## WHAT NEEDS TO BE DONE:
Starting at the line that has "Output the Python" and stopping after the line that has "ax.yaxis.set_label_coords(-0.158, 0.51)", reproduce the listing below exactly; omit everything else.

## RECORDS SHOWN:

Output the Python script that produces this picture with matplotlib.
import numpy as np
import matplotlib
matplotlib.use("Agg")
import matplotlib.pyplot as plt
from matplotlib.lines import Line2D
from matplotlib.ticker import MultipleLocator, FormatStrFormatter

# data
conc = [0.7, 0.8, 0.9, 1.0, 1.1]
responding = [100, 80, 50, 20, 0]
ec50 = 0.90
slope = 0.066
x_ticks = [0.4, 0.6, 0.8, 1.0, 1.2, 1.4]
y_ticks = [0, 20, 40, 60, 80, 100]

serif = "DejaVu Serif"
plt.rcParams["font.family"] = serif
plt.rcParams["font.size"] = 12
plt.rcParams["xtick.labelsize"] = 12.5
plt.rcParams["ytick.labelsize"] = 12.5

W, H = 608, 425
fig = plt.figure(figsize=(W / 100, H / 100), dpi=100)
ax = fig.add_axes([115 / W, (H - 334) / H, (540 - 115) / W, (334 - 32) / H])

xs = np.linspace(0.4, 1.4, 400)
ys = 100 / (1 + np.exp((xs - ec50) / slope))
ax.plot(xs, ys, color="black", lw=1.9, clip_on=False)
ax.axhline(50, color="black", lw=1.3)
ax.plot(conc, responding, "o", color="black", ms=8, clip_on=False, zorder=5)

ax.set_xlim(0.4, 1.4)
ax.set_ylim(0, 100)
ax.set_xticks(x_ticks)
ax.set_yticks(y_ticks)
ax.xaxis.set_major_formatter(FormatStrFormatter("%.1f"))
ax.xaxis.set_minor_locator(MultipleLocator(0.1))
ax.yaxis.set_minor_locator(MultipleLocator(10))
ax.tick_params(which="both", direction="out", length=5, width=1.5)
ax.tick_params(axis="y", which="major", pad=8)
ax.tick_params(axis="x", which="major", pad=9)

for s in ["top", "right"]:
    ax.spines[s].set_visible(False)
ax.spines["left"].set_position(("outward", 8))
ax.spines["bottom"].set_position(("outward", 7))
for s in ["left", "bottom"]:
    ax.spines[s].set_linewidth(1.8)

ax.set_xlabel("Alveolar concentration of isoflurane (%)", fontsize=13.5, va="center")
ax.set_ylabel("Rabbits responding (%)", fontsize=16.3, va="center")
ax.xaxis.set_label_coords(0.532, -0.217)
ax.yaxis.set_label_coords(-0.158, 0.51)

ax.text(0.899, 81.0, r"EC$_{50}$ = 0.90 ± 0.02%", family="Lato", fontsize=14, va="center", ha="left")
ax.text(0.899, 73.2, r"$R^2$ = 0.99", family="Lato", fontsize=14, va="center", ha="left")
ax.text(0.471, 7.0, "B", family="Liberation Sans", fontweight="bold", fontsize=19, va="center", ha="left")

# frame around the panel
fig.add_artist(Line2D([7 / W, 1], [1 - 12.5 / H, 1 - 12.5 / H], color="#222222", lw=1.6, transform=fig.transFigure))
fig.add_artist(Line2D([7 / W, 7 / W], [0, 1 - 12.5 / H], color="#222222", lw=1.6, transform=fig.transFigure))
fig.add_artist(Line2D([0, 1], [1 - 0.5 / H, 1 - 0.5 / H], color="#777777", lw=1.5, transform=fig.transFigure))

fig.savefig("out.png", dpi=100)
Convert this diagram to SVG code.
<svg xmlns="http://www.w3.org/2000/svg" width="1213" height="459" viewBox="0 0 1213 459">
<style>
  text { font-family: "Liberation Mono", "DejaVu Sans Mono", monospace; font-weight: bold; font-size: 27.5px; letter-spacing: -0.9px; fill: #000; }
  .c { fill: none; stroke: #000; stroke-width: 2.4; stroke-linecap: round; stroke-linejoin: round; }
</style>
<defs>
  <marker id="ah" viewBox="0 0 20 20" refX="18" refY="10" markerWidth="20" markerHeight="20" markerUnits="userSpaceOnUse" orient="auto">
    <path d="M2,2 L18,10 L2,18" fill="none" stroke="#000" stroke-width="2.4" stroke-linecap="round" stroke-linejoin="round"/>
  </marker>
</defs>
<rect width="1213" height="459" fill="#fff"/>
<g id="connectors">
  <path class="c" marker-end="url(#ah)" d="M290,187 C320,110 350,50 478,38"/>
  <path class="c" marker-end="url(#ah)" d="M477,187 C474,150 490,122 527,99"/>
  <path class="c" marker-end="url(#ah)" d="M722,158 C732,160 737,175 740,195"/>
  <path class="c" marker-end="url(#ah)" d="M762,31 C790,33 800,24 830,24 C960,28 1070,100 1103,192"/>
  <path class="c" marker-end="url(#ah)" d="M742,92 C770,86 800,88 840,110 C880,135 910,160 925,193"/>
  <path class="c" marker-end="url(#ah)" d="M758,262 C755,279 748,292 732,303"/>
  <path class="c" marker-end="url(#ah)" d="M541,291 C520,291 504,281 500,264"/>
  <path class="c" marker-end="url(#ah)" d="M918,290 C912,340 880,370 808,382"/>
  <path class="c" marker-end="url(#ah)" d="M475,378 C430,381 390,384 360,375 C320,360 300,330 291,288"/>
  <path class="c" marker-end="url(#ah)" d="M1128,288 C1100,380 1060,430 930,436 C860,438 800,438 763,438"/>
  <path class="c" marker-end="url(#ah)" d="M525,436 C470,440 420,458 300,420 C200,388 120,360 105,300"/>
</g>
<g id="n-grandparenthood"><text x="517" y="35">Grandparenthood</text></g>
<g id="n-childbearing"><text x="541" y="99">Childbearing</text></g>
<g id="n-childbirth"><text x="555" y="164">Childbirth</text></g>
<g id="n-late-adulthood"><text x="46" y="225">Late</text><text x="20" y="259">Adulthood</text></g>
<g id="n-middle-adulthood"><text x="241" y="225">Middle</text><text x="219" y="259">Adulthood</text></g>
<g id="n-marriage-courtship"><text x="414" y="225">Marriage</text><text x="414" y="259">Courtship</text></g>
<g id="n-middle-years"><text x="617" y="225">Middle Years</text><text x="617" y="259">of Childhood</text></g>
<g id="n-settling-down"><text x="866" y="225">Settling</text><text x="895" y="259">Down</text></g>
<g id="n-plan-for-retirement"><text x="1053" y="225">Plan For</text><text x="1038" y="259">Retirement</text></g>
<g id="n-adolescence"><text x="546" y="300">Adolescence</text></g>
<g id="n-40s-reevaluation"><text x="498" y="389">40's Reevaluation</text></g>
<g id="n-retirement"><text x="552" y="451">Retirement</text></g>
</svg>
---
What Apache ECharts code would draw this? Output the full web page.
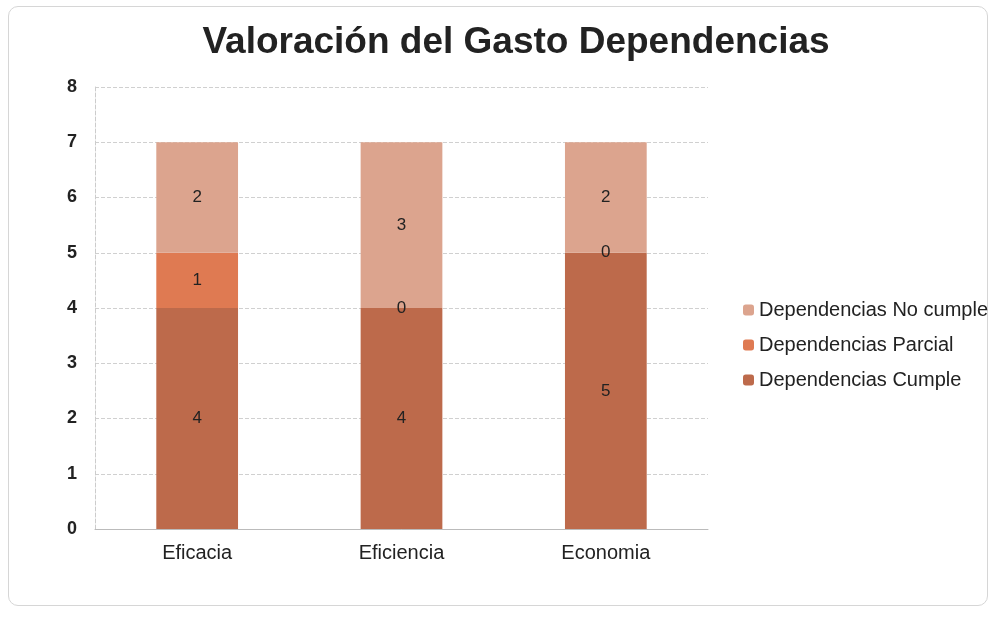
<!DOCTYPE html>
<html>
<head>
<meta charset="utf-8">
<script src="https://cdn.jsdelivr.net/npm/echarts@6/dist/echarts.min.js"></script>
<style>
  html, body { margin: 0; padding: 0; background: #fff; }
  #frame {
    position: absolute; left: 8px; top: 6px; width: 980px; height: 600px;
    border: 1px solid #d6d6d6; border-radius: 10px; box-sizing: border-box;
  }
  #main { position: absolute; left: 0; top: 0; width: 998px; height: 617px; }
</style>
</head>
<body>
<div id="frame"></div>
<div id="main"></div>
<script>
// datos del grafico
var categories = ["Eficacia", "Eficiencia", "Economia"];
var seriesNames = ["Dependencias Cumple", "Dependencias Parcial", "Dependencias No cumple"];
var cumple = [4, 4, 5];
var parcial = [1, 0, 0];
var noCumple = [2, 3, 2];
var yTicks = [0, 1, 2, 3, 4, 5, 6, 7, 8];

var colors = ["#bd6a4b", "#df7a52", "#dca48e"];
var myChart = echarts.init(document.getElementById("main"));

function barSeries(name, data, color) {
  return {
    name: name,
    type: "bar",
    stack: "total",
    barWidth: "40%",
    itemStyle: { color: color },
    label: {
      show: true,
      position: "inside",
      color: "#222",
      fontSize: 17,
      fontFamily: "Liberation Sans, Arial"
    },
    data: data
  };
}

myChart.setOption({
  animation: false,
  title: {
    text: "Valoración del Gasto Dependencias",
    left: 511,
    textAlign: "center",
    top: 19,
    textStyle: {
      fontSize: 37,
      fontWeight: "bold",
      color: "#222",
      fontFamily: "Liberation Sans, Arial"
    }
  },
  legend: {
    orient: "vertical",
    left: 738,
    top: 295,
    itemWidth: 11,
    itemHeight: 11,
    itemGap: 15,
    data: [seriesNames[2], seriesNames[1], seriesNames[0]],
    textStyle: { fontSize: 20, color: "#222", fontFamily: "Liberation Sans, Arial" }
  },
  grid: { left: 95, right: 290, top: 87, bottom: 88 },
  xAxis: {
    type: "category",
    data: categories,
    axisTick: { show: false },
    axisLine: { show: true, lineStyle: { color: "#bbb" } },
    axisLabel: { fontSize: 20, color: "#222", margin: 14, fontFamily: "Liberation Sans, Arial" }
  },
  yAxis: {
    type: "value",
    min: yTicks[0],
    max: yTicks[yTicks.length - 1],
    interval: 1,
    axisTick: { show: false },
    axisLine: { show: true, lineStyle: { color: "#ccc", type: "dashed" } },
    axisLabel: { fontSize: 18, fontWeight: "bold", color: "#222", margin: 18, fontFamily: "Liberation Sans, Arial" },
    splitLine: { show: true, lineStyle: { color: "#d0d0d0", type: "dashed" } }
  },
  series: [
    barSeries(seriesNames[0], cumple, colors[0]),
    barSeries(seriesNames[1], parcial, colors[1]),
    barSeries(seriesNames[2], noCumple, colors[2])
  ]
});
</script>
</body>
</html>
* * *
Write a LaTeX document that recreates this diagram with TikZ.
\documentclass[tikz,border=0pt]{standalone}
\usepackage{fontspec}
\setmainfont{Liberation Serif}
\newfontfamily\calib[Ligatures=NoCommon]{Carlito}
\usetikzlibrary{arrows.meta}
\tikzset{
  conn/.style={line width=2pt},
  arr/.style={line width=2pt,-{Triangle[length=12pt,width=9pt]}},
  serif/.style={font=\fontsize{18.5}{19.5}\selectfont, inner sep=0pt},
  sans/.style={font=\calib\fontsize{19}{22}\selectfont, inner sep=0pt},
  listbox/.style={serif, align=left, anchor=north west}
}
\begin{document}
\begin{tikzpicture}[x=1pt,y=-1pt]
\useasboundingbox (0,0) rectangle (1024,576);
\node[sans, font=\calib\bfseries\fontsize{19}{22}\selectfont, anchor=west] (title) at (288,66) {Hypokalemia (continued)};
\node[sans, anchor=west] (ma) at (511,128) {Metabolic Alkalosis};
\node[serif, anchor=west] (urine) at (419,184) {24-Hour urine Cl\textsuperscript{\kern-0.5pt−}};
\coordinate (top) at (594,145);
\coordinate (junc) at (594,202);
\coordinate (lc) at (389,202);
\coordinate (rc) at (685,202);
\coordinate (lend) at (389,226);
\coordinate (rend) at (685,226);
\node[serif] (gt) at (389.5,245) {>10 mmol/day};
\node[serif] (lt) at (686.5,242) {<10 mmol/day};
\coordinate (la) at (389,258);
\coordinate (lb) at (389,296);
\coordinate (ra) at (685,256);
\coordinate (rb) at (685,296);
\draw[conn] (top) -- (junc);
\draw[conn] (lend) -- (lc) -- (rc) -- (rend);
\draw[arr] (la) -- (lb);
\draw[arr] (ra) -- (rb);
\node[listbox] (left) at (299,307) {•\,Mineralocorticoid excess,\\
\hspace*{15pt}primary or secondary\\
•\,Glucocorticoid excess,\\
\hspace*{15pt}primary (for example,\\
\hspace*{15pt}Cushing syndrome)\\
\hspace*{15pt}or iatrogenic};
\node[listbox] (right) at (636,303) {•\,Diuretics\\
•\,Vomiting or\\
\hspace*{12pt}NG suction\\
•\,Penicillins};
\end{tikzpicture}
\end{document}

## SOLVED EXERCISE:
Output the Python script that produces this picture with matplotlib.
import numpy as np
import matplotlib
matplotlib.use("Agg")
import matplotlib.pyplot as plt
from matplotlib.lines import Line2D
from matplotlib.ticker import MultipleLocator, FormatStrFormatter

# data
conc = [0.7, 0.8, 0.9, 1.0, 1.1]
responding = [100, 80, 50, 20, 0]
ec50 = 0.90
slope = 0.066
x_ticks = [0.4, 0.6, 0.8, 1.0, 1.2, 1.4]
y_ticks = [0, 20, 40, 60, 80, 100]

serif = "DejaVu Serif"
plt.rcParams["font.family"] = serif
plt.rcParams["font.size"] = 12
plt.rcParams["xtick.labelsize"] = 12.5
plt.rcParams["ytick.labelsize"] = 12.5

W, H = 608, 425
fig = plt.figure(figsize=(W / 100, H / 100), dpi=100)
ax = fig.add_axes([115 / W, (H - 334) / H, (540 - 115) / W, (334 - 32) / H])

xs = np.linspace(0.4, 1.4, 400)
ys = 100 / (1 + np.exp((xs - ec50) / slope))
ax.plot(xs, ys, color="black", lw=1.9, clip_on=False)
ax.axhline(50, color="black", lw=1.3)
ax.plot(conc, responding, "o", color="black", ms=8, clip_on=False, zorder=5)

ax.set_xlim(0.4, 1.4)
ax.set_ylim(0, 100)
ax.set_xticks(x_ticks)
ax.set_yticks(y_ticks)
ax.xaxis.set_major_formatter(FormatStrFormatter("%.1f"))
ax.xaxis.set_minor_locator(MultipleLocator(0.1))
ax.yaxis.set_minor_locator(MultipleLocator(10))
ax.tick_params(which="both", direction="out", length=5, width=1.5)
ax.tick_params(axis="y", which="major", pad=8)
ax.tick_params(axis="x", which="major", pad=9)

for s in ["top", "right"]:
    ax.spines[s].set_visible(False)
ax.spines["left"].set_position(("outward", 8))
ax.spines["bottom"].set_position(("outward", 7))
for s in ["left", "bottom"]:
    ax.spines[s].set_linewidth(1.8)

ax.set_xlabel("Alveolar concentration of isoflurane (%)", fontsize=13.5, va="center")
ax.set_ylabel("Rabbits responding (%)", fontsize=16.3, va="center")
ax.xaxis.set_label_coords(0.532, -0.217)
ax.yaxis.set_label_coords(-0.158, 0.51)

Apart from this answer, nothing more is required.